THE REQUEST: Each line in the material below, starting at the one with "Write a Python" and ending at the one with "from matplotlib.lines import Line2D", is to be reproduced exactly; no picture is to be copied.

DATA EXCERPTS start

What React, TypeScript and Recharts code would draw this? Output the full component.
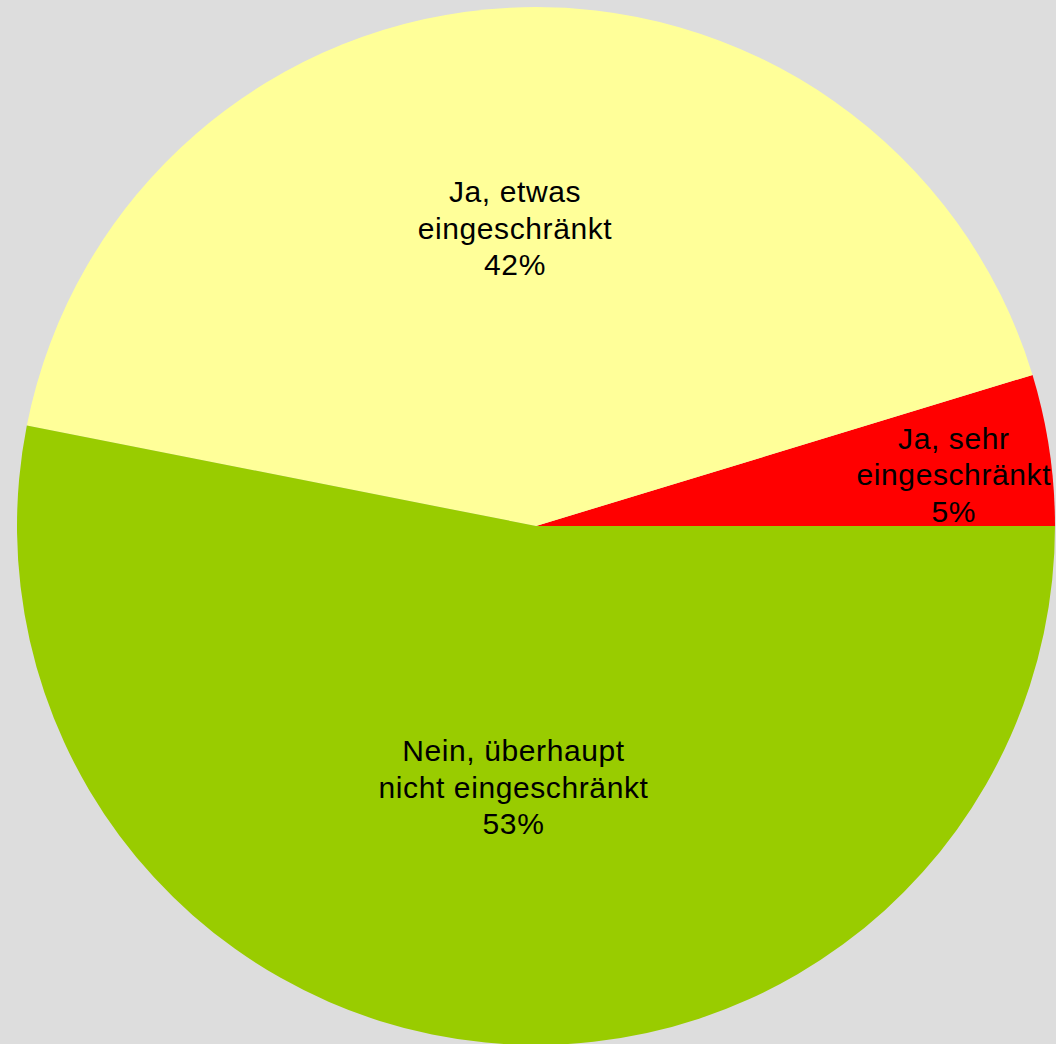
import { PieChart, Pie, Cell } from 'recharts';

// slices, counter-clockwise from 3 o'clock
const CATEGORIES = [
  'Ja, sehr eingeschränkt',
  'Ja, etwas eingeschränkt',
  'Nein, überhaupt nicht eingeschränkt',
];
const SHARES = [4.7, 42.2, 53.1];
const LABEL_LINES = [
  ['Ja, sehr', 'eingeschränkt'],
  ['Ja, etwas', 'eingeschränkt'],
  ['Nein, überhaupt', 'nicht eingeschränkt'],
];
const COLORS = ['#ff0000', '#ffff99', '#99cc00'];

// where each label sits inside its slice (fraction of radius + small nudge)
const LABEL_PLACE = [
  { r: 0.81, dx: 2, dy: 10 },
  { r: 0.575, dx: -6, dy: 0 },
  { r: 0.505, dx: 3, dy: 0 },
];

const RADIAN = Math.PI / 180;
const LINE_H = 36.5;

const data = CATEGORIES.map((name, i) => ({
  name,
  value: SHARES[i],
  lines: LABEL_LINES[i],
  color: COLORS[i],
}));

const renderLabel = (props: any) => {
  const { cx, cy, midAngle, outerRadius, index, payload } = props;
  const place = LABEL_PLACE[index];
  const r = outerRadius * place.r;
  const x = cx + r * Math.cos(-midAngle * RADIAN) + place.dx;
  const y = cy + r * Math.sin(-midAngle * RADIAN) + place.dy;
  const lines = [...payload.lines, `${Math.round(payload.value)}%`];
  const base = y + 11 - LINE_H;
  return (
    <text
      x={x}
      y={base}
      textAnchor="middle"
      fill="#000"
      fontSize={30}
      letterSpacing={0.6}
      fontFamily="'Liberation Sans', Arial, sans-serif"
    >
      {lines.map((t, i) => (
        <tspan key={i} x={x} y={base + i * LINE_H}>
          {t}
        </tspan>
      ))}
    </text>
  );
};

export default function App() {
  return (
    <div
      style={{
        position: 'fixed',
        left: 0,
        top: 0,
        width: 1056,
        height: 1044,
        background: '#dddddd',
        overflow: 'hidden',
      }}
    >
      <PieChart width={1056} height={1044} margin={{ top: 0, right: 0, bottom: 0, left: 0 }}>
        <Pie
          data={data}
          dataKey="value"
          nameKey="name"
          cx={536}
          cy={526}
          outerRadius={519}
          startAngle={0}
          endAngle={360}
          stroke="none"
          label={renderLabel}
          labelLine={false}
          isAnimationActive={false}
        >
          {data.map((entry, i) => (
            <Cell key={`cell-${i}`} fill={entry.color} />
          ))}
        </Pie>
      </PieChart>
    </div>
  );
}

DATA EXCERPTS end
DATA EXCERPTS start

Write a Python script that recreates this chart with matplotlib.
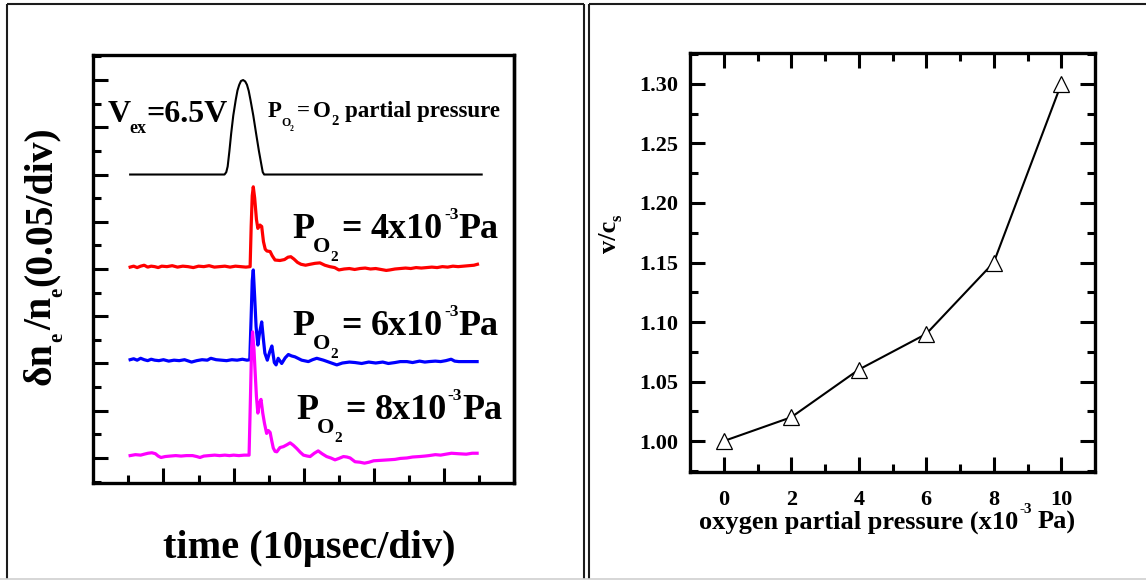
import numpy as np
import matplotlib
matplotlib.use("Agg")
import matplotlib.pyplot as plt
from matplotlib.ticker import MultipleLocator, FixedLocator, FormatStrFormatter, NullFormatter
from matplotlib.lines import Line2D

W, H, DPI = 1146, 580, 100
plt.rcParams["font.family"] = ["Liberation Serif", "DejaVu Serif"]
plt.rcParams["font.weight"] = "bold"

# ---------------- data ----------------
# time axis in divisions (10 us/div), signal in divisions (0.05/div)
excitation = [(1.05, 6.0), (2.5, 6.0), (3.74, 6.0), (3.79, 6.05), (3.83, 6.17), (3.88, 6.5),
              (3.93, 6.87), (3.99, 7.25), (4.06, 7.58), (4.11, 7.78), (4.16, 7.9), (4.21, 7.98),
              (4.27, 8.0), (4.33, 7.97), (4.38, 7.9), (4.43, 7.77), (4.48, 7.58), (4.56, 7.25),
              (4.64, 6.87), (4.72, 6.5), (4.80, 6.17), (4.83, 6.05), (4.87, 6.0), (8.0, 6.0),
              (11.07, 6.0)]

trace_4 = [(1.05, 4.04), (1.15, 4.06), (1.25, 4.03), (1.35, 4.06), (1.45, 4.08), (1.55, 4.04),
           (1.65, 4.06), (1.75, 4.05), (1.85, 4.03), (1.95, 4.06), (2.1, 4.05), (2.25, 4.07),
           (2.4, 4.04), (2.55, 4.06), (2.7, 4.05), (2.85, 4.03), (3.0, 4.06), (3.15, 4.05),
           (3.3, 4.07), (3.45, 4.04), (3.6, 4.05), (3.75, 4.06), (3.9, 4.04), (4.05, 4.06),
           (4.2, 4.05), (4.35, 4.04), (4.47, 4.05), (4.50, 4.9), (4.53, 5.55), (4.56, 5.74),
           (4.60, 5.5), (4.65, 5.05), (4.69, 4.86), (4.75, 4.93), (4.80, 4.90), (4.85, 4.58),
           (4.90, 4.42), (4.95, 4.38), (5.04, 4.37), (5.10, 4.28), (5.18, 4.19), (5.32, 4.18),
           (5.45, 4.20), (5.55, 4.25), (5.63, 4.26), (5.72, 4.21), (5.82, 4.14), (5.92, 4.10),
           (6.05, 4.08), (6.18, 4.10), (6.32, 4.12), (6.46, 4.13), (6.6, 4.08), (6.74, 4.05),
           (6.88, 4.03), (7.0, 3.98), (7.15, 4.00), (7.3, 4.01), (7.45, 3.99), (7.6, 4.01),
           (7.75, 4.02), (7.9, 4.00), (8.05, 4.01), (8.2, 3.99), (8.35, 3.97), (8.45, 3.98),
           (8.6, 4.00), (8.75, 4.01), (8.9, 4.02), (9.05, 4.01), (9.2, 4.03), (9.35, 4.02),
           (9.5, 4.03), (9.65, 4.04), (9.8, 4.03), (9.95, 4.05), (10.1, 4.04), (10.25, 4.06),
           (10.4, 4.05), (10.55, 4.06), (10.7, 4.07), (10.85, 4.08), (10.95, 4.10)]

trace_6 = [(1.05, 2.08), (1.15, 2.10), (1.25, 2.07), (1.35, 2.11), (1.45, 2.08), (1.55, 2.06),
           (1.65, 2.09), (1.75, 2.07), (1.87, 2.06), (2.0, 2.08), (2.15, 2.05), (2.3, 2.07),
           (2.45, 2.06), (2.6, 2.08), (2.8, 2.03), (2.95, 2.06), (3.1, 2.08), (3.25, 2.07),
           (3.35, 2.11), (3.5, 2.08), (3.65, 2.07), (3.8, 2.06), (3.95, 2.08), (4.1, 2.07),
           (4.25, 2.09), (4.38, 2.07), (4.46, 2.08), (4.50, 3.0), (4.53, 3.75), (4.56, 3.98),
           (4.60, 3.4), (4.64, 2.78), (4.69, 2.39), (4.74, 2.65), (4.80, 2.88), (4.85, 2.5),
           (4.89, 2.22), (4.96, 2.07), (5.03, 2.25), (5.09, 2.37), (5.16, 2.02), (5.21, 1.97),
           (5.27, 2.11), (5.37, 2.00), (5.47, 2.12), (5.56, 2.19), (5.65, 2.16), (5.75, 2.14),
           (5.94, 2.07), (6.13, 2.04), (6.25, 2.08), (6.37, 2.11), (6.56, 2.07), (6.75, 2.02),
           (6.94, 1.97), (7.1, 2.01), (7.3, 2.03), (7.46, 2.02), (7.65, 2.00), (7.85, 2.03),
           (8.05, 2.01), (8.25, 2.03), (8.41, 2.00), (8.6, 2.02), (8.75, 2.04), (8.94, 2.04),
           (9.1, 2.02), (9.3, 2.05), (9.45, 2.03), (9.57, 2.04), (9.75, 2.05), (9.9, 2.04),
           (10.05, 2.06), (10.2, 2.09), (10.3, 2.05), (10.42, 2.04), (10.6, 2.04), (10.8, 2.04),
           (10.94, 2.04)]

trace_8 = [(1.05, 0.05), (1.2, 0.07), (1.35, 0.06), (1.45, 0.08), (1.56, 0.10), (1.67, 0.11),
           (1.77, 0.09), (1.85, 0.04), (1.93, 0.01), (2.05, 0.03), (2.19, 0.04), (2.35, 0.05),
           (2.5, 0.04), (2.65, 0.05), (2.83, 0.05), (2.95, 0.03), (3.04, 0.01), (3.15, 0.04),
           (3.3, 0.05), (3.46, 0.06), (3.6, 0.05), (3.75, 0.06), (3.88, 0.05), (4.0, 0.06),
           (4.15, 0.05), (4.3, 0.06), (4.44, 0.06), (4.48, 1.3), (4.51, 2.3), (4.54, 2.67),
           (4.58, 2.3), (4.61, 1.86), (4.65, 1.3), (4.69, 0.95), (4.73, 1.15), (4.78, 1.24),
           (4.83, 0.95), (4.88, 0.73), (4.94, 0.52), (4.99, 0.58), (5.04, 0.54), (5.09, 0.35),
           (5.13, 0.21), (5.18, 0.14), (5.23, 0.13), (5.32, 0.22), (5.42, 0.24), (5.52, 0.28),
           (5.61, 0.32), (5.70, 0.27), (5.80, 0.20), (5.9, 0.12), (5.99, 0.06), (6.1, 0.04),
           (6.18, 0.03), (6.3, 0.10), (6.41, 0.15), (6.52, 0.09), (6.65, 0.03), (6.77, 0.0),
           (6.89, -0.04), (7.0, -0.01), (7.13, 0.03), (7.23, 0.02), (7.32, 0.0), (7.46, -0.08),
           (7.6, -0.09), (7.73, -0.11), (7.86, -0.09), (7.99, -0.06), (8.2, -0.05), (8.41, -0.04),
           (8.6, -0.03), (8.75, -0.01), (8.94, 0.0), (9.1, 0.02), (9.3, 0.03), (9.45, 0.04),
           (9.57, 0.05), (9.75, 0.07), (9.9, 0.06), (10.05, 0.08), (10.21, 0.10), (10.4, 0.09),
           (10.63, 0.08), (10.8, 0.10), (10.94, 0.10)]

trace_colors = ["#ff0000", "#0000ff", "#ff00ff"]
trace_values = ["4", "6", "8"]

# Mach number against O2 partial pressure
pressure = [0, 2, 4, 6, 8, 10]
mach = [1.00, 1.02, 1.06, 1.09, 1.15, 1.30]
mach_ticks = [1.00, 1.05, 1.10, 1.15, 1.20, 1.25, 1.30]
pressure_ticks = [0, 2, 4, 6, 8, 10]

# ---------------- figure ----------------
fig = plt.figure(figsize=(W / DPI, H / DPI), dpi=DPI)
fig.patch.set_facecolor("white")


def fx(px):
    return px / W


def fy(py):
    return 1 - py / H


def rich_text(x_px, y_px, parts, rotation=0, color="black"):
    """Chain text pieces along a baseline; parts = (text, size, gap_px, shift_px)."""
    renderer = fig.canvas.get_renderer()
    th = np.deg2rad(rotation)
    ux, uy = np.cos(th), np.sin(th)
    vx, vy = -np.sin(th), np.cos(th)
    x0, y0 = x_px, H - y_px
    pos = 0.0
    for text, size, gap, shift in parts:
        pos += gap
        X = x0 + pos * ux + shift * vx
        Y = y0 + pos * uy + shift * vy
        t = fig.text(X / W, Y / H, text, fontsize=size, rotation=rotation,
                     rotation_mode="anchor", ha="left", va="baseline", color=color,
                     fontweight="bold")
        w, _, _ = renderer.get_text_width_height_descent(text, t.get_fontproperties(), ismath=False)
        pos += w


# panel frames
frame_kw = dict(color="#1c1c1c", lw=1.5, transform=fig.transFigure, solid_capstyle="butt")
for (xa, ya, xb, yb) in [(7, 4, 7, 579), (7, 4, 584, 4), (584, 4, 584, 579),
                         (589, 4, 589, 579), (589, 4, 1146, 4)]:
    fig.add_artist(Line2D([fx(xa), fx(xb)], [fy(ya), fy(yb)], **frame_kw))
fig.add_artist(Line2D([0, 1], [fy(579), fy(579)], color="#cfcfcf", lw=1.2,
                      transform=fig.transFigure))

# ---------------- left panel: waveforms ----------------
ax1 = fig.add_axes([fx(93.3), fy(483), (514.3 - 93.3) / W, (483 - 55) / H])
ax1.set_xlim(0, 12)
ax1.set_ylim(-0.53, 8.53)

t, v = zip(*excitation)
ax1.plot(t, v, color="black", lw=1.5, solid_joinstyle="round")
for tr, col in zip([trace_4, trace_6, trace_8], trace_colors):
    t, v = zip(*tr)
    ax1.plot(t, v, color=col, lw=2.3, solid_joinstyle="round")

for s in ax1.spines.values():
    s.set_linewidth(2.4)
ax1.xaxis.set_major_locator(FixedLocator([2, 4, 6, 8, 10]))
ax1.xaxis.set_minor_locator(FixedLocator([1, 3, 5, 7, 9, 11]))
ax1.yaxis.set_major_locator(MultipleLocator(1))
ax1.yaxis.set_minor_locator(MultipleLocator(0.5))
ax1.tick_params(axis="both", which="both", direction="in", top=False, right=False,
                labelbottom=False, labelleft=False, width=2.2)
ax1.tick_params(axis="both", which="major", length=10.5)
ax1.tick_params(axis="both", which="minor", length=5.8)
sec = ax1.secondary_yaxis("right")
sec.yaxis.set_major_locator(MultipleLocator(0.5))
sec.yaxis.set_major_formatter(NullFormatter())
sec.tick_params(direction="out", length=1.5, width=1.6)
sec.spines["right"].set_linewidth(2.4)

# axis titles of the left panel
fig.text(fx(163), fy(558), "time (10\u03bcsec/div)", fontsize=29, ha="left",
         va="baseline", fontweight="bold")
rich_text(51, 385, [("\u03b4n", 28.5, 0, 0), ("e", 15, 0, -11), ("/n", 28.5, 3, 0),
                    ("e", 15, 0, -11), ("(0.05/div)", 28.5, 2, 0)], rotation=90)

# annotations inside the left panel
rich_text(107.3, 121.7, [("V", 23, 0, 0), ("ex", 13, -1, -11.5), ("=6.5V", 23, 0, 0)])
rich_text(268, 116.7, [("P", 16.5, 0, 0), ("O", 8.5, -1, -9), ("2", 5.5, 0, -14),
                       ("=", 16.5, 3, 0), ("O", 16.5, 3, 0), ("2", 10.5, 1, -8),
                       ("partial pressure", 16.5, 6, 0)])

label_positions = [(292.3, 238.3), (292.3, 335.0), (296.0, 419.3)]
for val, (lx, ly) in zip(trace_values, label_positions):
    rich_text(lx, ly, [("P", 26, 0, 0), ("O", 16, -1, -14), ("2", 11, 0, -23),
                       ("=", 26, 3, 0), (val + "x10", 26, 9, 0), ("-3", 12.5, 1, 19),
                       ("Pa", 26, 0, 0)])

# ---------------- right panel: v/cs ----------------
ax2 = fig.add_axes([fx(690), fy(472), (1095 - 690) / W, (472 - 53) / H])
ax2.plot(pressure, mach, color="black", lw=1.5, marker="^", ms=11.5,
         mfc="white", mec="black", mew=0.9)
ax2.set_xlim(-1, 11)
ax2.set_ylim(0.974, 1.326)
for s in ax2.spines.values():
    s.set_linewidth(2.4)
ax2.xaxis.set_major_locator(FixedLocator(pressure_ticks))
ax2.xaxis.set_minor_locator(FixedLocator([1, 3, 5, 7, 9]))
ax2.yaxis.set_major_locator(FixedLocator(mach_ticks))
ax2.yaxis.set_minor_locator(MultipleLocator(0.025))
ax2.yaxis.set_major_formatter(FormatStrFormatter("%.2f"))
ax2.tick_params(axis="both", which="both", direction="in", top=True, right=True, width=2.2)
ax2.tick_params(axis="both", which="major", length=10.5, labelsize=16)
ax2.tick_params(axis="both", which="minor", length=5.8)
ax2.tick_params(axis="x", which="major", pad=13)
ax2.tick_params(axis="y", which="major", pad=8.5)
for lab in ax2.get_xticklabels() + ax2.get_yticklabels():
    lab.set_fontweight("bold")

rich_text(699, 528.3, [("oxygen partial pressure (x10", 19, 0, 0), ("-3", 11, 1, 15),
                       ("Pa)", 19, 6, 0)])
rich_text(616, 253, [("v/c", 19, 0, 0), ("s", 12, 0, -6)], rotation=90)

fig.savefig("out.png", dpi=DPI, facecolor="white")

DATA EXCERPTS end

ANSWER BELOW:
Write a Python script that recreates this chart with matplotlib.
import numpy as np
import matplotlib
matplotlib.use("Agg")
import matplotlib.pyplot as plt
from matplotlib.ticker import MultipleLocator, FixedLocator, FormatStrFormatter, NullFormatter
from matplotlib.lines import Line2D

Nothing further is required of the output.